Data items

☆ ☆ ☆ ☆ ☆

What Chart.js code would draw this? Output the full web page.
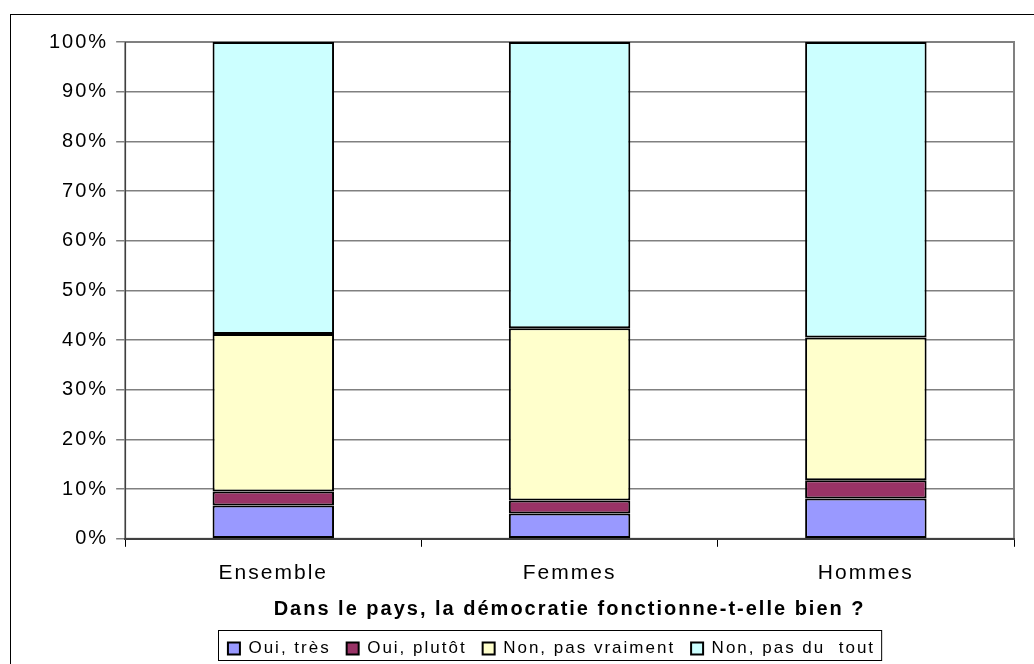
<!DOCTYPE html>
<html>
<head>
<meta charset="utf-8">
<script src="https://cdn.jsdelivr.net/npm/chart.js@4"></script>
<style>
  html, body { margin: 0; padding: 0; background: #fff; }
  #wrap { width: 1034px; height: 664px; position: relative; }
</style>
</head>
<body>
<div id="wrap"><canvas id="chart"></canvas></div>
<script>
const categories = ["Ensemble", "Femmes", "Hommes"];
const seriesNames = ["Oui, très", "Oui, plutôt", "Non, pas vraiment", "Non, pas du  tout"];
const ouiTres = [6.7, 5.1, 8.1];
const ouiPlutot = [2.8, 2.6, 3.7];
const nonPasVraiment = [31.7, 34.7, 28.7];
const nonPasDuTout = [58.8, 57.6, 59.5];
const seriesColors = ["#9999ff", "#993366", "#ffffcc", "#ccffff"];
const axisTitle = "Dans le pays, la démocratie fonctionne-t-elle bien ?";

const FONT = "Arial, 'Liberation Sans', sans-serif";

// the old office rendering spreads letters out a bit
function spread(chart) {
  chart.ctx.letterSpacing = "2px";
}

const framePlugin = {
  id: "frame",
  beforeUpdate: spread,
  beforeLayout: spread,
  afterLayout(chart) {
    const y = chart.scales.y;
    if (y && !y._spreadWrap) {
      const orig = y.draw.bind(y);
      y.draw = (area) => {
        chart.ctx.letterSpacing = "3px";
        orig(area);
        chart.ctx.letterSpacing = "2px";
      };
      y._spreadWrap = true;
    }
    // legend sits a little right of the page centre in the original
    chart.legend.left += 24;
    chart.legend.right += 24;
  },
  beforeDraw(chart) {
    spread(chart);
    const ctx = chart.ctx;
    ctx.save();
    ctx.strokeStyle = "#000";
    ctx.lineWidth = 1;
    ctx.strokeRect(10.5, 14.5, 1040, 700);
    const a = chart.chartArea;
    ctx.strokeStyle = "#808080";
    ctx.lineWidth = 2;
    ctx.strokeRect(a.left, a.top, a.right - a.left, a.bottom - a.top);
    ctx.restore();
  },
  afterDraw(chart) {
    const items = chart.legend.legendHitBoxes;
    if (!items || !items.length) return;
    const ctx = chart.ctx;
    ctx.save();
    ctx.strokeStyle = "#000";
    ctx.lineWidth = 1;
    const left = items[0].left - 10;
    const last = items[items.length - 1];
    const right = last.left + last.width + 6;
    ctx.strokeRect(Math.round(left) + 0.5, Math.round(items[0].top) - 9.5, right - left, items[0].height + 13);
    ctx.restore();
  }
};

const data = [ouiTres, ouiPlutot, nonPasVraiment, nonPasDuTout];

new Chart(document.getElementById("chart"), {
  type: "bar",
  data: {
    labels: categories,
    datasets: data.map((values, i) => ({
      label: seriesNames[i],
      data: values,
      backgroundColor: seriesColors[i],
      borderColor: "#000",
      borderWidth: 2,
      borderSkipped: false,
      barPercentage: 0.41,
      categoryPercentage: 1,
    })),
  },
  options: {
    responsive: true,
    maintainAspectRatio: false,
    animation: false,
    layout: { padding: { left: 41, right: 20, top: 42, bottom: -3 } },
    plugins: {
      tooltip: { enabled: false },
      legend: {
        position: "bottom",
        labels: {
          color: "#000",
          font: { family: FONT, size: 17 },
          boxWidth: 12,
          boxHeight: 12,
          padding: 16,
        },
      },
    },
    scales: {
      x: {
        stacked: true,
        offset: true,
        border: { color: "#404040", width: 2 },
        grid: { offset: true, drawOnChartArea: false, color: "#000", tickLength: 8 },
        ticks: { color: "#000", font: { family: FONT, size: 21 }, padding: 14 },
        title: {
          display: true,
          text: axisTitle,
          color: "#000",
          font: { family: FONT, size: 20, weight: "bold" },
          padding: { top: -3, bottom: 3 },
        },
      },
      y: {
        stacked: true,
        min: 0,
        max: 100,
        border: { color: "#404040", width: 1 },
        grid: { color: "#808080", lineWidth: 1.5, tickLength: 9 },
        ticks: {
          stepSize: 10,
          color: "#000",
          font: { family: FONT, size: 20 },
          padding: 8,
          callback: (v) => v + "%",
        },
      },
    },
  },
  plugins: [framePlugin],
});
</script>
</body>
</html>
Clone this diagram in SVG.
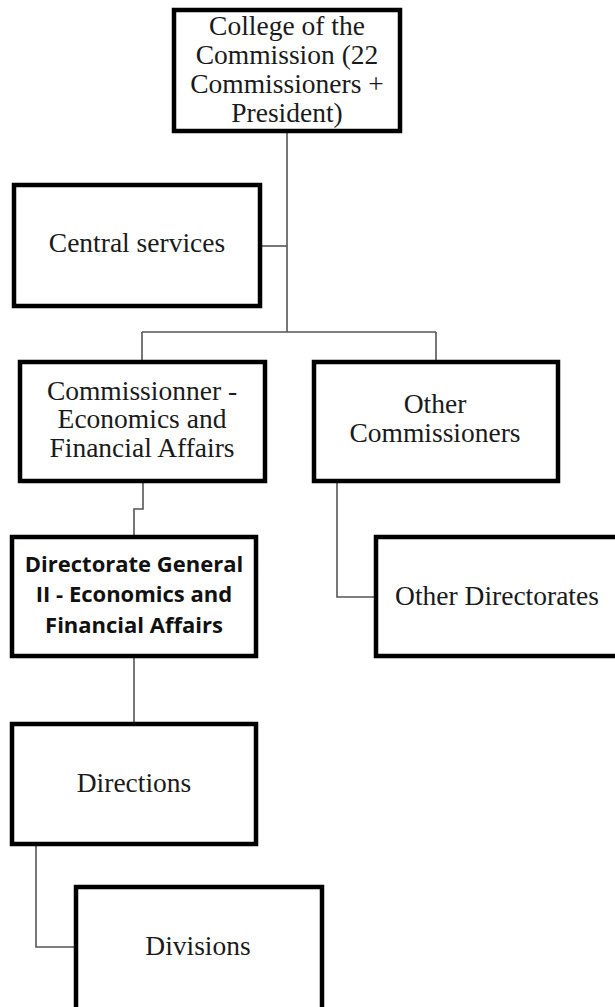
<svg xmlns="http://www.w3.org/2000/svg" width="615" height="1007" viewBox="0 0 615 1007">
<style>
.box{fill:#fff;stroke:#000;stroke-width:4.5}
.t{font-family:"Liberation Serif","Times New Roman",serif;font-size:27.5px;fill:#1a1a1a;text-anchor:middle}
.b{font-family:"Open Sans","Liberation Sans",sans-serif;font-weight:700;font-size:22px;fill:#111;text-anchor:middle}
.c{fill:none;stroke:#555;stroke-width:1.6}
</style>
<rect width="615" height="1007" fill="#fff"/>
<g id="connectors">
<path class="c" d="M287 133V332"/>
<path class="c" d="M262 246H287"/>
<path class="c" d="M142 332H436M142 332V360M436 332V360"/>
<path class="c" d="M143 483V509H134V535"/>
<path class="c" d="M337 483V597H374"/>
<path class="c" d="M134 658V722"/>
<path class="c" d="M36 846V947H74"/>
</g>
<g id="college">
<rect class="box" x="174" y="10" width="226" height="121"/>
<text class="t" x="287" y="35">College of the</text>
<text class="t" x="287" y="64">Commission (22</text>
<text class="t" x="287" y="93">Commissioners +</text>
<text class="t" x="287" y="122">President)</text>
</g>
<g id="central">
<rect class="box" x="14" y="185" width="246" height="121"/>
<text class="t" x="137" y="252">Central services</text>
</g>
<g id="commissioner">
<rect class="box" x="20" y="362" width="245" height="119"/>
<text class="t" x="142" y="400">Commissionner -</text>
<text class="t" x="142" y="428">Economics and</text>
<text class="t" x="142" y="457">Financial Affairs</text>
</g>
<g id="other-commissioners">
<rect class="box" x="314" y="362" width="244" height="119"/>
<text class="t" x="435" y="413">Other</text>
<text class="t" x="435" y="442">Commissioners</text>
</g>
<g id="dg2">
<rect class="box" x="12" y="537" width="244" height="119"/>
<text class="b" x="134" y="572">Directorate General</text>
<text class="b" x="134" y="602">II - Economics and</text>
<text class="b" x="134" y="633">Financial Affairs</text>
</g>
<g id="other-directorates">
<rect class="box" x="376" y="537" width="244" height="119"/>
<text class="t" x="497" y="605">Other Directorates</text>
</g>
<g id="directions">
<rect class="box" x="12" y="724" width="244" height="120"/>
<text class="t" x="134" y="792">Directions</text>
</g>
<g id="divisions">
<rect class="box" x="76" y="887" width="246" height="130"/>
<text class="t" x="198" y="955">Divisions</text>
</g>
</svg>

☆ ☆ ☆ ☆ ☆

_OBJECTIVE_
Your task is to transcribe all of the records precisely, with no images included.

_SOLUTION_
What Chart.js code would draw this? Output the full web page.
<!DOCTYPE html>
<html>
<head>
<meta charset="utf-8">
<script src="https://cdn.jsdelivr.net/npm/chart.js@4"></script>
<style>
  html, body { margin: 0; padding: 0; background: #fff; }
  #wrap { width: 1034px; height: 664px; position: relative; }
</style>
</head>
<body>
<div id="wrap"><canvas id="chart"></canvas></div>
<script>
const categories = ["Ensemble", "Femmes", "Hommes"];
const seriesNames = ["Oui, très", "Oui, plutôt", "Non, pas vraiment", "Non, pas du  tout"];
const ouiTres = [6.7, 5.1, 8.1];
const ouiPlutot = [2.8, 2.6, 3.7];
const nonPasVraiment = [31.7, 34.7, 28.7];
const nonPasDuTout = [58.8, 57.6, 59.5];
const seriesColors = ["#9999ff", "#993366", "#ffffcc", "#ccffff"];
const axisTitle = "Dans le pays, la démocratie fonctionne-t-elle bien ?";

const FONT = "Arial, 'Liberation Sans', sans-serif";

// the old office rendering spreads letters out a bit
function spread(chart) {
  chart.ctx.letterSpacing = "2px";
}

const framePlugin = {
  id: "frame",
  beforeUpdate: spread,
  beforeLayout: spread,
  afterLayout(chart) {
    const y = chart.scales.y;
    if (y && !y._spreadWrap) {
      const orig = y.draw.bind(y);
      y.draw = (area) => {
        chart.ctx.letterSpacing = "3px";
        orig(area);
        chart.ctx.letterSpacing = "2px";
      };
      y._spreadWrap = true;
    }
    // legend sits a little right of the page centre in the original
    chart.legend.left += 24;
    chart.legend.right += 24;
  },
  beforeDraw(chart) {
    spread(chart);
    const ctx = chart.ctx;
    ctx.save();
    ctx.strokeStyle = "#000";
    ctx.lineWidth = 1;
    ctx.strokeRect(10.5, 14.5, 1040, 700);
    const a = chart.chartArea;
    ctx.strokeStyle = "#808080";
    ctx.lineWidth = 2;
    ctx.strokeRect(a.left, a.top, a.right - a.left, a.bottom - a.top);
    ctx.restore();
  },
  afterDraw(chart) {
    const items = chart.legend.legendHitBoxes;
    if (!items || !items.length) return;
    const ctx = chart.ctx;
    ctx.save();
    ctx.strokeStyle = "#000";
    ctx.lineWidth = 1;
    const left = items[0].left - 10;
    const last = items[items.length - 1];
    const right = last.left + last.width + 6;
    ctx.strokeRect(Math.round(left) + 0.5, Math.round(items[0].top) - 9.5, right - left, items[0].height + 13);
    ctx.restore();
  }
};

const data = [ouiTres, ouiPlutot, nonPasVraiment, nonPasDuTout];

new Chart(document.getElementById("chart"), {
  type: "bar",
  data: {
    labels: categories,
    datasets: data.map((values, i) => ({
      label: seriesNames[i],
      data: values,
      backgroundColor: seriesColors[i],
      borderColor: "#000",
      borderWidth: 2,
      borderSkipped: false,
      barPercentage: 0.41,
      categoryPercentage: 1,
    })),
  },
  options: {
    responsive: true,
    maintainAspectRatio: false,
    animation: false,
    layout: { padding: { left: 41, right: 20, top: 42, bottom: -3 } },
    plugins: {
      tooltip: { enabled: false },
      legend: {
        position: "bottom",
        labels: {
          color: "#000",
          font: { family: FONT, size: 17 },
          boxWidth: 12,
          boxHeight: 12,
          padding: 16,
        },
      },
    },
    scales: {
      x: {
        stacked: true,
        offset: true,
        border: { color: "#404040", width: 2 },
        grid: { offset: true, drawOnChartArea: false, color: "#000", tickLength: 8 },
        ticks: { color: "#000", font: { family: FONT, size: 21 }, padding: 14 },
        title: {
          display: true,
          text: axisTitle,
          color: "#000",
          font: { family: FONT, size: 20, weight: "bold" },
          padding: { top: -3, bottom: 3 },
        },
      },
      y: {
        stacked: true,
        min: 0,
        max: 100,
        border: { color: "#404040", width: 1 },
        grid: { color: "#808080", lineWidth: 1.5, tickLength: 9 },
        ticks: {
          stepSize: 10,
          color: "#000",
          font: { family: FONT, size: 20 },
          padding: 8,
          callback: (v) => v + "%",
        },
      },
    },
  },
  plugins: [framePlugin],
});
</script>
</body>
</html>
Clone this diagram in SVG.
<svg xmlns="http://www.w3.org/2000/svg" width="615" height="1007" viewBox="0 0 615 1007">
<style>
.box{fill:#fff;stroke:#000;stroke-width:4.5}
.t{font-family:"Liberation Serif","Times New Roman",serif;font-size:27.5px;fill:#1a1a1a;text-anchor:middle}
.b{font-family:"Open Sans","Liberation Sans",sans-serif;font-weight:700;font-size:22px;fill:#111;text-anchor:middle}
.c{fill:none;stroke:#555;stroke-width:1.6}
</style>
<rect width="615" height="1007" fill="#fff"/>
<g id="connectors">
<path class="c" d="M287 133V332"/>
<path class="c" d="M262 246H287"/>
<path class="c" d="M142 332H436M142 332V360M436 332V360"/>
<path class="c" d="M143 483V509H134V535"/>
<path class="c" d="M337 483V597H374"/>
<path class="c" d="M134 658V722"/>
<path class="c" d="M36 846V947H74"/>
</g>
<g id="college">
<rect class="box" x="174" y="10" width="226" height="121"/>
<text class="t" x="287" y="35">College of the</text>
<text class="t" x="287" y="64">Commission (22</text>
<text class="t" x="287" y="93">Commissioners +</text>
<text class="t" x="287" y="122">President)</text>
</g>
<g id="central">
<rect class="box" x="14" y="185" width="246" height="121"/>
<text class="t" x="137" y="252">Central services</text>
</g>
<g id="commissioner">
<rect class="box" x="20" y="362" width="245" height="119"/>
<text class="t" x="142" y="400">Commissionner -</text>
<text class="t" x="142" y="428">Economics and</text>
<text class="t" x="142" y="457">Financial Affairs</text>
</g>
<g id="other-commissioners">
<rect class="box" x="314" y="362" width="244" height="119"/>
<text class="t" x="435" y="413">Other</text>
<text class="t" x="435" y="442">Commissioners</text>
</g>
<g id="dg2">
<rect class="box" x="12" y="537" width="244" height="119"/>
<text class="b" x="134" y="572">Directorate General</text>
<text class="b" x="134" y="602">II - Economics and</text>
<text class="b" x="134" y="633">Financial Affairs</text>
</g>
<g id="other-directorates">
<rect class="box" x="376" y="537" width="244" height="119"/>
<text class="t" x="497" y="605">Other Directorates</text>
</g>
<g id="directions">
<rect class="box" x="12" y="724" width="244" height="120"/>
<text class="t" x="134" y="792">Directions</text>
</g>
<g id="divisions">
<rect class="box" x="76" y="887" width="246" height="130"/>
<text class="t" x="198" y="955">Divisions</text>
</g>
</svg>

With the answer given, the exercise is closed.